The wisdom of the ill informed
Leichter, Jerry
leichter_jerrold at emc.com
Tue Jul 1 10:57:14 EDT 2008
| Hi gang,
|
| All quiet on the cryptography front lately, I see. However, that does not
| prevent practices that *appear* like protection but are not even as strong as
| wet toilet paper.
|
| I had to order a medical device today and they need a signed authorization for
| payment by my insurance carrier. No biggie. So they ask how I want it set to
| me and I said via e-mail. Okay. /Then/ they said it was an encrypted file and
| I thought, cool. How wrong could I be?
|
| Very. The (I hate to use this term for something so pathetic) password for the
| file is 6 (yes, six) numeric characters!
|
| My 6 year old K6-II can crack this in less than one minute as there are only
| 1.11*10^6 possible.
|
| You can lead a horse to water....
Let's think about the economics here. What's the value of the information
they are sending you to someone else? What could they do with it? Apply for
your insurance payment? You'll discover that rather rapidly when you try to
apply. Discover what medical equipment you're ordering? Is cracking the
cryptography here anything like the easiest way to to get that information?
It's a myth that medical information is private - too many different parties
have access to it in the normal course of things.

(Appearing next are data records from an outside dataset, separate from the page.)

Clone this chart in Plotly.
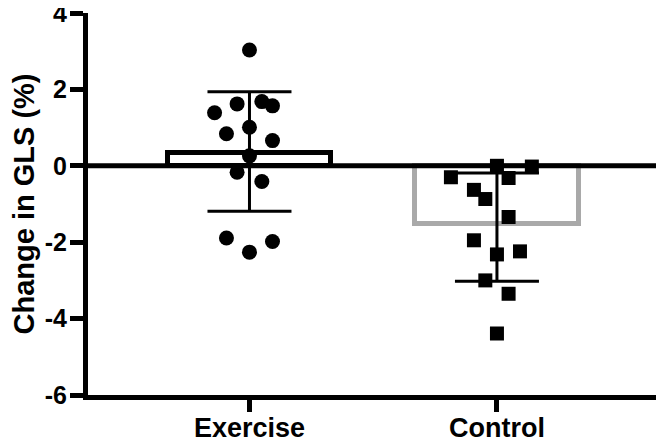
import plotly.graph_objects as go

# Group summary (bar height and error bar ends)
groups = ["Exercise", "Control"]
group_x = [1, 2]
bar_mean = [0.34, -1.53]
err_plus = [1.60, 1.34]
err_minus = [1.53, 1.49]

# Individual subjects
ex_change = [3.03, 1.62, 1.68, 1.57, 1.39, 1.01, 0.84, 0.66, 0.26, -0.17, -0.41, -1.89, -1.98, -2.26]
ex_jitter = [0, -0.05, 0.05, 0.093, -0.141, 0, -0.093, 0.093, 0, -0.05, 0.05, -0.093, 0.093, 0]
ct_change = [0.0, -0.02, -0.30, -0.32, -0.63, -0.87, -1.34, -1.95, -2.24, -2.32, -3.00, -3.35, -4.39]
ct_jitter = [0, 0.141, -0.186, 0.047, -0.093, -0.047, 0.047, -0.093, 0.093, 0, -0.047, 0.047, 0]

y_ticks = [-6, -4, -2, 0, 2, 4]
y_ticktext = ["-6", "-4", "-2", "0", "2", "4"]

FONT = "Arial, Liberation Sans, sans-serif"

fig = go.Figure()

fig.add_trace(go.Bar(
    x=group_x, y=bar_mean, width=0.66,
    marker=dict(color="white", line=dict(color=["black", "#a9a9a9"], width=5)),
    error_y=dict(type="data", symmetric=False, array=err_plus, arrayminus=err_minus,
                 color="black", thickness=3, width=42),
    showlegend=False))

fig.add_trace(go.Scatter(
    x=[group_x[0] + j for j in ex_jitter], y=ex_change, mode="markers",
    marker=dict(symbol="circle", size=15, color="black"), showlegend=False))

fig.add_trace(go.Scatter(
    x=[group_x[1] + j for j in ct_jitter], y=ct_change, mode="markers",
    marker=dict(symbol="square", size=14, color="black"), showlegend=False))

# zero reference line drawn over the bar outlines
fig.add_hline(y=0, line=dict(color="black", width=5), layer="above")

# page body has an 8px margin, so the figure is sized to fill the rest of the window
fig.update_layout(
    width=656, height=434,
    margin=dict(l=80, r=0, t=5, b=47),
    plot_bgcolor="white", paper_bgcolor="white",
    font=dict(family=FONT, color="black"),
    bargap=0,
)
fig.update_xaxes(
    range=[0.3475, 2.675], tickvals=group_x, ticktext=groups,
    showline=True, linecolor="black", linewidth=5,
    ticks="outside", ticklen=12, tickwidth=5, tickcolor="black",
    tickfont=dict(size=27, family=FONT, weight="bold"),
    ticklabelstandoff=-7,
    automargin=False,
    showgrid=False, zeroline=False)
fig.update_yaxes(
    range=[-6, 4], tickvals=y_ticks, ticktext=y_ticktext,
    showline=True, linecolor="black", linewidth=5,
    ticks="outside", ticklen=13, tickwidth=5, tickcolor="black",
    tickfont=dict(size=25, family=FONT, weight="bold"),
    ticklabelstandoff=-2, ticklabeloverflow="allow",
    title=dict(text="Change in GLS (%)", font=dict(size=29, family=FONT, weight="bold"), standoff=4),
    automargin=False,
    showgrid=False, zeroline=False)

fig.write_html("out.html")
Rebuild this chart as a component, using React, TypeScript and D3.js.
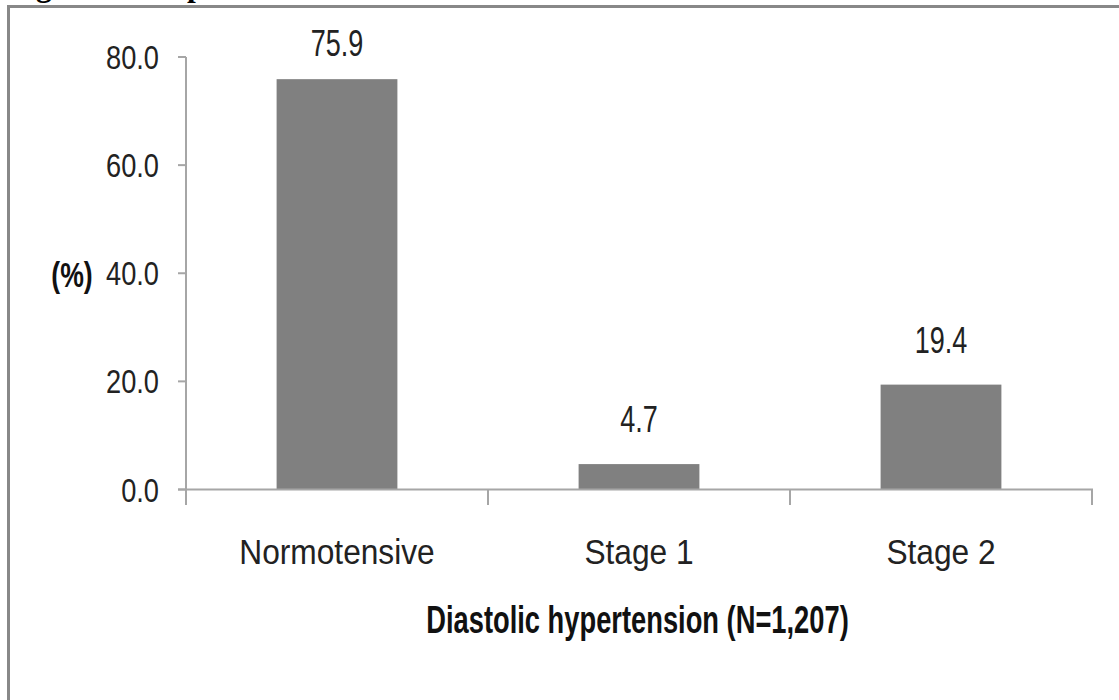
import React from "react";
import * as d3 from "d3";

// data
const categories = ["Normotensive", "Stage 1", "Stage 2"];
const percents = [75.9, 4.7, 19.4];
const yTicks = [0, 20, 40, 60, 80];
const yLabel = "(%)";
const xTitle = "Diastolic hypertension (N=1,207)";
const caption = "Figure 3: Proportion";

const W = 1119;
const H = 700;

const plot = { left: 186, right: 1092, top: 57, bottom: 489.5 };

const App = () => {
  const x = d3
    .scaleBand<string>()
    .domain(categories)
    .range([plot.left, plot.right])
    .paddingInner(0.6)
    .paddingOuter(0.3);

  const y = d3.scaleLinear().domain([0, 80]).range([plot.bottom, plot.top]);

  const step = x.step();
  const x0 = plot.left;
  const boundaries = d3.range(categories.length + 1).map((i) => x0 + i * step);

  const axisColor = "#a6a6a6";
  const font = "'Liberation Sans', Arial, sans-serif";

  // condensed text helper (original uses a narrow Calibri-like face)
  const sx = (px: number, py: number, s: number) => `translate(${px},${py}) scale(${s},1)`;

  return (
    <svg
      width={W}
      height={H}
      style={{ position: "fixed", left: 0, top: 0, background: "#fff" }}
    >
      <rect width={W} height={H} fill="#fff" />

      {/* caption, mostly cut off above the frame */}
      <text
        x={8}
        y={-4}
        fontFamily="'Liberation Serif', 'Times New Roman', serif"
        fontWeight="bold"
        fontSize={31.5}
        fill="#000"
      >
        {caption}
      </text>

      {/* chart frame */}
      <rect
        x={8.5}
        y={6.5}
        width={W + 50}
        height={H + 50}
        fill="none"
        stroke="#888"
        strokeWidth={3}
      />

      {/* bars */}
      {categories.map((c, i) => (
        <rect
          key={c}
          x={x(c)}
          y={y(percents[i])}
          width={x.bandwidth()}
          height={plot.bottom - y(percents[i])}
          fill="#808080"
        />
      ))}

      {/* y axis */}
      <line x1={plot.left} x2={plot.left} y1={plot.top} y2={505} stroke={axisColor} strokeWidth={2} />
      {yTicks.map((t) => (
        <g key={t}>
          <line x1={178} x2={plot.left} y1={y(t)} y2={y(t)} stroke={axisColor} strokeWidth={2} />
          <text
            transform={sx(159, y(t) + 12, 0.8)}
            textAnchor="end"
            fontFamily={font}
            fontSize={34}
            fill="#222"
          >
            {t.toFixed(1)}
          </text>
        </g>
      ))}

      {/* x axis */}
      <line x1={178} x2={plot.right + 1} y1={plot.bottom} y2={plot.bottom} stroke={axisColor} strokeWidth={2} />
      {boundaries.map((b, i) => (
        <line key={i} x1={b} x2={b} y1={plot.bottom} y2={505} stroke={axisColor} strokeWidth={2} />
      ))}

      {/* value labels */}
      {categories.map((c, i) => (
        <text
          key={c}
          transform={sx(
            (x(c) as number) + x.bandwidth() / 2,
            Math.max(y(percents[i]) - 32, 56),
            0.72
          )}
          textAnchor="middle"
          fontFamily={font}
          fontSize={37.5}
          fill="#222"
        >
          {percents[i].toFixed(1)}
        </text>
      ))}

      {/* category labels */}
      {categories.map((c) => (
        <text
          key={c}
          transform={sx((x(c) as number) + x.bandwidth() / 2, 564, 0.88)}
          textAnchor="middle"
          fontFamily={font}
          fontSize={36}
          fill="#222"
        >
          {c}
        </text>
      ))}

      {/* axis titles */}
      <text
        transform={sx(72, 287, 0.74)}
        textAnchor="middle"
        fontFamily={font}
        fontWeight="bold"
        fontSize={36}
        fill="#111"
      >
        {yLabel}
      </text>
      <text
        transform={sx(637.5, 633, 0.7)}
        textAnchor="middle"
        fontFamily={font}
        fontWeight="bold"
        fontSize={39}
        fill="#111"
      >
        {xTitle}
      </text>
    </svg>
  );
};

export default App;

On the flip side, how many people will have trouble remembering even a
six-digit password? (Keep in mind that, by the nature of the business you're
talking about - medical supplies - many of the customers will be ill/old.)
Frankly, I find it rather impressive that they provide *any* degree of
security. Six digits may in fact be more than is justified, given the
value-of-information/usability tradeoffs.